REQUIRED TASK:
Leave out the pictures, and write out exactly the lines from the beginning of the material to the line holding "70.7, 70.7];", that line included, and nothing else.

AVAILABLE DATA:
--------------------------------------------------

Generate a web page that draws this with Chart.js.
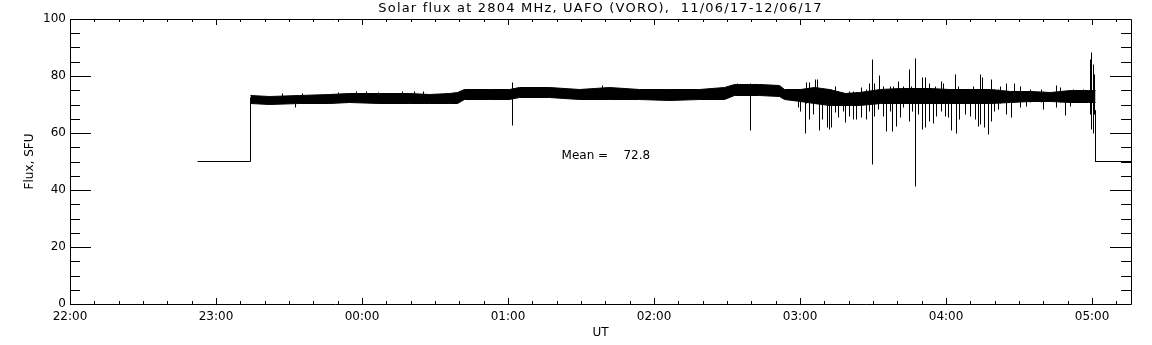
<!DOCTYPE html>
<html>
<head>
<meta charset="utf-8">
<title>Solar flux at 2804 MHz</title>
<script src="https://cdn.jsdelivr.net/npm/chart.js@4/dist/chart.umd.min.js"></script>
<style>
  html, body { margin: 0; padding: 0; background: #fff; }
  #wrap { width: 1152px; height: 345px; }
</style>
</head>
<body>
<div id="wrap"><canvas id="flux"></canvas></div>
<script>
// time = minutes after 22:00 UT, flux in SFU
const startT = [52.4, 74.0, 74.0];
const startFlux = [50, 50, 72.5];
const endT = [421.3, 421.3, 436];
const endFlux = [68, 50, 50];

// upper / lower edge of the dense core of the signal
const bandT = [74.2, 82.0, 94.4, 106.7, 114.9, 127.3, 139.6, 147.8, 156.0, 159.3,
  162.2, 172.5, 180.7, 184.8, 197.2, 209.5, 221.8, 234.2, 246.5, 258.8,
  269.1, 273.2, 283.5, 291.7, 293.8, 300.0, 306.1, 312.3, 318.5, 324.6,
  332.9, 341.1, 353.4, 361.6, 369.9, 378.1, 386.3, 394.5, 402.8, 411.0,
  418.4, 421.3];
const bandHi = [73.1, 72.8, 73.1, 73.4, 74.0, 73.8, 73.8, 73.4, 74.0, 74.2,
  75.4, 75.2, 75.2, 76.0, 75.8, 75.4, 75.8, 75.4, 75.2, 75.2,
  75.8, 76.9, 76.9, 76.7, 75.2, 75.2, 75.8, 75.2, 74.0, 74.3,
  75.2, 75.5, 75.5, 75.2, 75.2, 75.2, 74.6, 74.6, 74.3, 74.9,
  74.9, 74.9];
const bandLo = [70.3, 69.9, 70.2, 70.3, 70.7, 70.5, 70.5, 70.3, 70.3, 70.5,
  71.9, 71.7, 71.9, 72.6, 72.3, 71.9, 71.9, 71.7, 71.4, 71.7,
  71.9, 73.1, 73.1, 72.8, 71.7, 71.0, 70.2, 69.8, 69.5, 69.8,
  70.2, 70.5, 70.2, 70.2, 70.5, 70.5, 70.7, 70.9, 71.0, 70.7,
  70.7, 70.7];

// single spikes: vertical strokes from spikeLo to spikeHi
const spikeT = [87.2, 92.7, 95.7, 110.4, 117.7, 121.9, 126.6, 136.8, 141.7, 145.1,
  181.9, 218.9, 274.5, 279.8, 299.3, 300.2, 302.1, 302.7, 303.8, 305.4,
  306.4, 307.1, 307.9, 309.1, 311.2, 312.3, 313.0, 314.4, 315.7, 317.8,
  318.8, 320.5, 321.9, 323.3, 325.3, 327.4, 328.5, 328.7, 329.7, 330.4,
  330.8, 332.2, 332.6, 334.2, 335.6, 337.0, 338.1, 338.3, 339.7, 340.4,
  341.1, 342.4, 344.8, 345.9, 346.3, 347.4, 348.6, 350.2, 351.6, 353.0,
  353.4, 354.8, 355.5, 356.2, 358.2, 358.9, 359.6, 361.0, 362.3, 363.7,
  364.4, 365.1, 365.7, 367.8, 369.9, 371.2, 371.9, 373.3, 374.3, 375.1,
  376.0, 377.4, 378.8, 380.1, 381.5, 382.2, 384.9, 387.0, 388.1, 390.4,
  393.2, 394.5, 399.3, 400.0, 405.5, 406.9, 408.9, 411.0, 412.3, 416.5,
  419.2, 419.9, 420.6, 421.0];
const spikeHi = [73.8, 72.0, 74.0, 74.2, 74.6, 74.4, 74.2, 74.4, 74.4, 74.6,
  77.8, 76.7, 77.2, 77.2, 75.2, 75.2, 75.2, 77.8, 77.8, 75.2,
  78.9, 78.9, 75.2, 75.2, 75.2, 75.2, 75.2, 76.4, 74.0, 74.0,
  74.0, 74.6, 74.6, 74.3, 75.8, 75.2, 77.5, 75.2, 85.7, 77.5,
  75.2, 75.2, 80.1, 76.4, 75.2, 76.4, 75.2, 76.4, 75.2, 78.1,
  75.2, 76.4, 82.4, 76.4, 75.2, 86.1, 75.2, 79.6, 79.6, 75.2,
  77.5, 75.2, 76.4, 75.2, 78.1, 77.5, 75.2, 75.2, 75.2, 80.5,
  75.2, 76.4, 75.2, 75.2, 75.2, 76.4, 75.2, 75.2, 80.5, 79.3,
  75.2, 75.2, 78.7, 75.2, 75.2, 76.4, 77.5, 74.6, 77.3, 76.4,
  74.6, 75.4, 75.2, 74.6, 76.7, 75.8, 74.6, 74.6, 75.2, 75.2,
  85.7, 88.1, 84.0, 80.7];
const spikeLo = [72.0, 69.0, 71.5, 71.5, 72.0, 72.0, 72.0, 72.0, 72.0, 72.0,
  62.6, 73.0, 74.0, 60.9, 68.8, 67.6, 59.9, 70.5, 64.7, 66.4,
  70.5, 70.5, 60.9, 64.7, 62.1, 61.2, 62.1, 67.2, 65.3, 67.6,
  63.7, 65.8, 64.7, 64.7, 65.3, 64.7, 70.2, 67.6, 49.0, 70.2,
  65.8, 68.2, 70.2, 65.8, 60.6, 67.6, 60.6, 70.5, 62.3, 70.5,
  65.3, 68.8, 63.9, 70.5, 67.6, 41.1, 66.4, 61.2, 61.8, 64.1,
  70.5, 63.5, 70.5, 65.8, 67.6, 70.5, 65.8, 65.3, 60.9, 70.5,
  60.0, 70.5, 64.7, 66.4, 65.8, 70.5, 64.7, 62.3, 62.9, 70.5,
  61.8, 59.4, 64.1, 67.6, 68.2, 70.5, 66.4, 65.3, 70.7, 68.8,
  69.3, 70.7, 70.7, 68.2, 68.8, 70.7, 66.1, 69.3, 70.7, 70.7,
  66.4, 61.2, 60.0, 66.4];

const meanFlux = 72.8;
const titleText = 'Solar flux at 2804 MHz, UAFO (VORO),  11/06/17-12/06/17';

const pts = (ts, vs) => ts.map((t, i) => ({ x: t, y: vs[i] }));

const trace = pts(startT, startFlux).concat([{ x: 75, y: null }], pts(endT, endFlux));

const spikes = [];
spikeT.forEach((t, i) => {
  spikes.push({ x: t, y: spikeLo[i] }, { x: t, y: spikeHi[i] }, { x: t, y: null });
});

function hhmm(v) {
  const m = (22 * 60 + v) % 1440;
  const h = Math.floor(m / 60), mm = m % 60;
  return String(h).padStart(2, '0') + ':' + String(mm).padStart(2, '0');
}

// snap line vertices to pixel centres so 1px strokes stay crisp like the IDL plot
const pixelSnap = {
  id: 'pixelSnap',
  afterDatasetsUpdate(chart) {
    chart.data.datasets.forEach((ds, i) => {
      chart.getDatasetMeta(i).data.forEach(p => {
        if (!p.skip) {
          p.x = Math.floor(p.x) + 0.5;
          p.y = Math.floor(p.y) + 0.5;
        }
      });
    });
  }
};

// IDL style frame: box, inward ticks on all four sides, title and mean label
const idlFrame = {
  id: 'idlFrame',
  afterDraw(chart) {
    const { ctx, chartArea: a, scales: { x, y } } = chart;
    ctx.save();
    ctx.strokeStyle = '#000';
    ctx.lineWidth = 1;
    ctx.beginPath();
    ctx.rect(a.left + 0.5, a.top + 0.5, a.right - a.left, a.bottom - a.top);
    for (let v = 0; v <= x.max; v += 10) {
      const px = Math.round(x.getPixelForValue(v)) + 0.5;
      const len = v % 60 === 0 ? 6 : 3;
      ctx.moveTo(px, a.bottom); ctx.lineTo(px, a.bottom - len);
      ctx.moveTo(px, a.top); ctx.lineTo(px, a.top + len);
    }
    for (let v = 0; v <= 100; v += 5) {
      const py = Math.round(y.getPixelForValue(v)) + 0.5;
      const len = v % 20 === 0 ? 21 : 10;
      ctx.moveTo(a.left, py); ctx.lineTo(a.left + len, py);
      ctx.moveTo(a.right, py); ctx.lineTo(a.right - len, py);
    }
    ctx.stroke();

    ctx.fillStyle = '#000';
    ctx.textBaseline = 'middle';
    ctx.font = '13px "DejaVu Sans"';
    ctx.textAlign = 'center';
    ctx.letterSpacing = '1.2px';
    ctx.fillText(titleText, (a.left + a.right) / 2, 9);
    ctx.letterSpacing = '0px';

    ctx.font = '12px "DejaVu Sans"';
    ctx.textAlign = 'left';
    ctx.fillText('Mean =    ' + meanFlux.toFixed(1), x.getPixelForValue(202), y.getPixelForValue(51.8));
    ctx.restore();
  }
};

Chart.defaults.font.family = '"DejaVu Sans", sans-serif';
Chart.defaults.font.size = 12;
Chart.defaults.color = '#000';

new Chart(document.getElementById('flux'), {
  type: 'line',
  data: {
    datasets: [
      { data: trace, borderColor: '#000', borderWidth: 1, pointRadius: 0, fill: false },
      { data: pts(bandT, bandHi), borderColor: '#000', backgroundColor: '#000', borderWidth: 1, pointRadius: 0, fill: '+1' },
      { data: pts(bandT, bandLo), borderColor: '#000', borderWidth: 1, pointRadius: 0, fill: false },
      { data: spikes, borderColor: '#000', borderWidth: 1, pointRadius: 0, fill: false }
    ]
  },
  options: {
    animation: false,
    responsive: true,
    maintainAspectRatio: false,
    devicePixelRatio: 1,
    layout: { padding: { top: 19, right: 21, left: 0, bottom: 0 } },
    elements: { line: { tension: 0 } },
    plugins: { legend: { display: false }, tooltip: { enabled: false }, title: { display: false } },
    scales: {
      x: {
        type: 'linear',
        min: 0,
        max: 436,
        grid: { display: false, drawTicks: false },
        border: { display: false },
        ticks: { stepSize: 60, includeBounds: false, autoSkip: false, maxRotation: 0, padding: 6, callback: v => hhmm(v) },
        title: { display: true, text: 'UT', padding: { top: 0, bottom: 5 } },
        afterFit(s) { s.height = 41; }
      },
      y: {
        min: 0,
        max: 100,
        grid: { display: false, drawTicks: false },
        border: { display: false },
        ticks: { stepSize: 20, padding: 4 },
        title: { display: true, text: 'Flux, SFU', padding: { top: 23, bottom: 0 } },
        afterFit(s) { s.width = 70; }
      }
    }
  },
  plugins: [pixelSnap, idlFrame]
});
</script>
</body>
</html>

--------------------------------------------------

TASK SOLUTION:
Generate a web page that draws this with Chart.js.
<!DOCTYPE html>
<html>
<head>
<meta charset="utf-8">
<title>Solar flux at 2804 MHz</title>
<script src="https://cdn.jsdelivr.net/npm/chart.js@4/dist/chart.umd.min.js"></script>
<style>
  html, body { margin: 0; padding: 0; background: #fff; }
  #wrap { width: 1152px; height: 345px; }
</style>
</head>
<body>
<div id="wrap"><canvas id="flux"></canvas></div>
<script>
// time = minutes after 22:00 UT, flux in SFU
const startT = [52.4, 74.0, 74.0];
const startFlux = [50, 50, 72.5];
const endT = [421.3, 421.3, 436];
const endFlux = [68, 50, 50];

// upper / lower edge of the dense core of the signal
const bandT = [74.2, 82.0, 94.4, 106.7, 114.9, 127.3, 139.6, 147.8, 156.0, 159.3,
  162.2, 172.5, 180.7, 184.8, 197.2, 209.5, 221.8, 234.2, 246.5, 258.8,
  269.1, 273.2, 283.5, 291.7, 293.8, 300.0, 306.1, 312.3, 318.5, 324.6,
  332.9, 341.1, 353.4, 361.6, 369.9, 378.1, 386.3, 394.5, 402.8, 411.0,
  418.4, 421.3];
const bandHi = [73.1, 72.8, 73.1, 73.4, 74.0, 73.8, 73.8, 73.4, 74.0, 74.2,
  75.4, 75.2, 75.2, 76.0, 75.8, 75.4, 75.8, 75.4, 75.2, 75.2,
  75.8, 76.9, 76.9, 76.7, 75.2, 75.2, 75.8, 75.2, 74.0, 74.3,
  75.2, 75.5, 75.5, 75.2, 75.2, 75.2, 74.6, 74.6, 74.3, 74.9,
  74.9, 74.9];
const bandLo = [70.3, 69.9, 70.2, 70.3, 70.7, 70.5, 70.5, 70.3, 70.3, 70.5,
  71.9, 71.7, 71.9, 72.6, 72.3, 71.9, 71.9, 71.7, 71.4, 71.7,
  71.9, 73.1, 73.1, 72.8, 71.7, 71.0, 70.2, 69.8, 69.5, 69.8,
  70.2, 70.5, 70.2, 70.2, 70.5, 70.5, 70.7, 70.9, 71.0, 70.7,
  70.7, 70.7];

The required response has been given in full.